Zehlendorfer Bürger erkämpfen Rodungsstopp: Ab durch die Hecke

Warum eine Grünen-Stadträtin in Steglitz-Zehlendorf wegen eines sehr grünen Themas Probleme bekam. Eine Geschichte über die angeblich "bürgernahe Verwaltung" und über Hecken, die aus Kostengründen nicht mehr sein dürfen, was sie sind.

Vielleicht muss man die Vorgeschichte erzählen, um zu erklären, warum in Steglitz-Zehlendorf ausgerechnet eine Grünen-Umweltstadträtin wegen eines ziemlich grünen Themas in Bedrängnis ist. 30 Jahre lang haben sich Anwohner am Nieritzweg in Zehlendorf, der den Teltower Damm und die Sachtlebenstraße verbindet, für Grünflächen eingesetzt, für Straßenpoller, Verkehrsberuhigung und – Hecken! Mehrfach schon hatte das Grünflächenamt vergeblich versucht, diese Hecken, kaum 50 Zentimeter hoch, zu roden. Aus Kostengründen.

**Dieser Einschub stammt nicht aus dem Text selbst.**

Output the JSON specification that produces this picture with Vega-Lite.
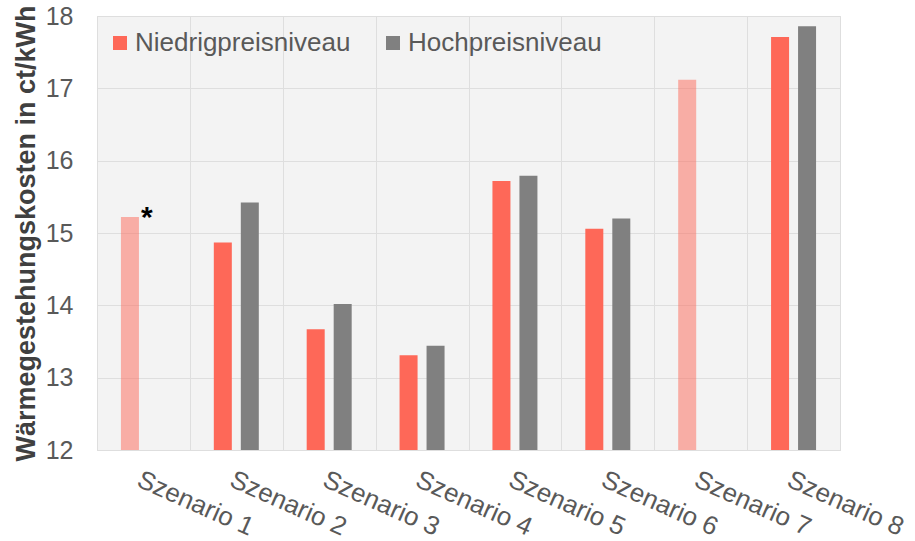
{
  "$schema": "https://vega.github.io/schema/vega-lite/v6.json",
  "width": 743,
  "height": 434,
  "autosize": {"type": "none"},
  "padding": {"left": 97, "top": 16, "right": 75, "bottom": 91},
  "background": "white",
  "config": {
    "font": "Liberation Sans",
    "view": {"fill": "#f3f3f3", "stroke": "#d9d9d9", "strokeWidth": 1},
    "axis": {
      "gridColor": "#dedede",
      "gridWidth": 1,
      "ticks": false,
      "domain": false,
      "labelColor": "#595959",
      "labelFontSize": 25,
      "labelLimit": 400
    }
  },
  "data": {
    "values": [
      {"Szenario": "Szenario 1", "Preisniveau": "Niedrigpreisniveau", "Kosten": 15.22, "Fussnote": "*"},
      {"Szenario": "Szenario 2", "Preisniveau": "Niedrigpreisniveau", "Kosten": 14.87},
      {"Szenario": "Szenario 2", "Preisniveau": "Hochpreisniveau", "Kosten": 15.42},
      {"Szenario": "Szenario 3", "Preisniveau": "Niedrigpreisniveau", "Kosten": 13.67},
      {"Szenario": "Szenario 3", "Preisniveau": "Hochpreisniveau", "Kosten": 14.02},
      {"Szenario": "Szenario 4", "Preisniveau": "Niedrigpreisniveau", "Kosten": 13.31},
      {"Szenario": "Szenario 4", "Preisniveau": "Hochpreisniveau", "Kosten": 13.44},
      {"Szenario": "Szenario 5", "Preisniveau": "Niedrigpreisniveau", "Kosten": 15.72},
      {"Szenario": "Szenario 5", "Preisniveau": "Hochpreisniveau", "Kosten": 15.79},
      {"Szenario": "Szenario 6", "Preisniveau": "Niedrigpreisniveau", "Kosten": 15.06},
      {"Szenario": "Szenario 6", "Preisniveau": "Hochpreisniveau", "Kosten": 15.2},
      {"Szenario": "Szenario 7", "Preisniveau": "Niedrigpreisniveau", "Kosten": 17.12},
      {"Szenario": "Szenario 8", "Preisniveau": "Niedrigpreisniveau", "Kosten": 17.71},
      {"Szenario": "Szenario 8", "Preisniveau": "Hochpreisniveau", "Kosten": 17.86}
    ]
  },
  "transform": [
    {"joinaggregate": [{"op": "count", "as": "anzahl"}], "groupby": ["Szenario"]}
  ],
  "encoding": {
    "x": {
      "field": "Szenario",
      "type": "nominal",
      "sort": null,
      "scale": {"paddingInner": 0, "paddingOuter": 0},
      "axis": {
        "title": null,
        "grid": true,
        "tickBand": "extent",
        "labelAngle": 24,
        "labelAlign": "left",
        "labelBaseline": "top",
        "labelPadding": 16,
        "labelFontSize": 26,
        "labelOverlap": false
      }
    },
    "xOffset": {
      "field": "Preisniveau",
      "sort": ["Niedrigpreisniveau", "Hochpreisniveau"],
      "scale": {"paddingInner": 0.333, "paddingOuter": 0.887}
    },
    "y": {
      "field": "Kosten",
      "type": "quantitative",
      "scale": {"domain": [12, 18], "zero": false, "nice": false},
      "axis": {
        "values": [12, 13, 14, 15, 16, 17, 18],
        "grid": true,
        "labelPadding": 24,
        "title": "Wärmegestehungskosten in ct/kWh",
        "titleFontSize": 27,
        "titleFontWeight": "bold",
        "titleColor": "#404040",
        "titlePadding": 5
      }
    }
  },
  "layer": [
    {
      "mark": {"type": "bar", "clip": true},
      "encoding": {
        "color": {
          "field": "Preisniveau",
          "type": "nominal",
          "scale": {
            "domain": ["Niedrigpreisniveau", "Hochpreisniveau"],
            "range": ["#fe6858", "#808080"]
          },
          "legend": {
            "title": null,
            "orient": "none",
            "direction": "horizontal",
            "legendX": 10,
            "legendY": 14,
            "padding": 0,
            "symbolType": "square",
            "symbolSize": 196,
            "symbolStrokeWidth": 0,
            "labelFontSize": 26,
            "labelLimit": 400,
            "labelColor": "#595959",
            "labelOffset": 2,
            "columnPadding": 29
          }
        },
        "opacity": {
          "condition": {"test": "datum.anzahl == 1", "value": 0.5},
          "value": 1
        }
      }
    },
    {
      "transform": [{"filter": "datum.Fussnote"}],
      "mark": {
        "type": "text",
        "dx": 17,
        "dy": 10,
        "fontSize": 30,
        "fontWeight": "bold",
        "color": "black",
        "baseline": "alphabetic"
      },
      "encoding": {"text": {"field": "Fussnote"}}
    }
  ]
}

Dieses Mal hat das Amt ernst gemacht, die Bagger sind gekommen, vor sechs Wochen, und nun ist dort, wo viele Jahre Hecken standen, braune Erde zu sehen. Die Stadträtin aber, Christa Markl-Vieto, die die Vorgeschichte nicht im Detail kannte, steht seitdem empörten Anwohnern gegenüber und war, wie sie offen zugibt, „über die Vehemenz der Proteste sehr überrascht“. Nun ist es oft so, dass die „bürgernahe Verwaltung“, die die Behörden anstreben, im Alltag nur eine sehr theoretische Erscheinung ist. Es wird nicht angehört, zugehört, vorher informiert. Es wird einfach mal gemacht, und dann wundert man sich. Da hatten schon SPD und Piraten ihre Pressemitteilungen mit der unausgeschriebenen Schlagzeile „Skandal“ verschickt, und der Bund für Umwelt- und Naturschutz (BUND) meldete sich zu Wort und forderte „einen sofortigen Rodungs-Stop und ein Ende dieser sinnlosen Zerstörung“.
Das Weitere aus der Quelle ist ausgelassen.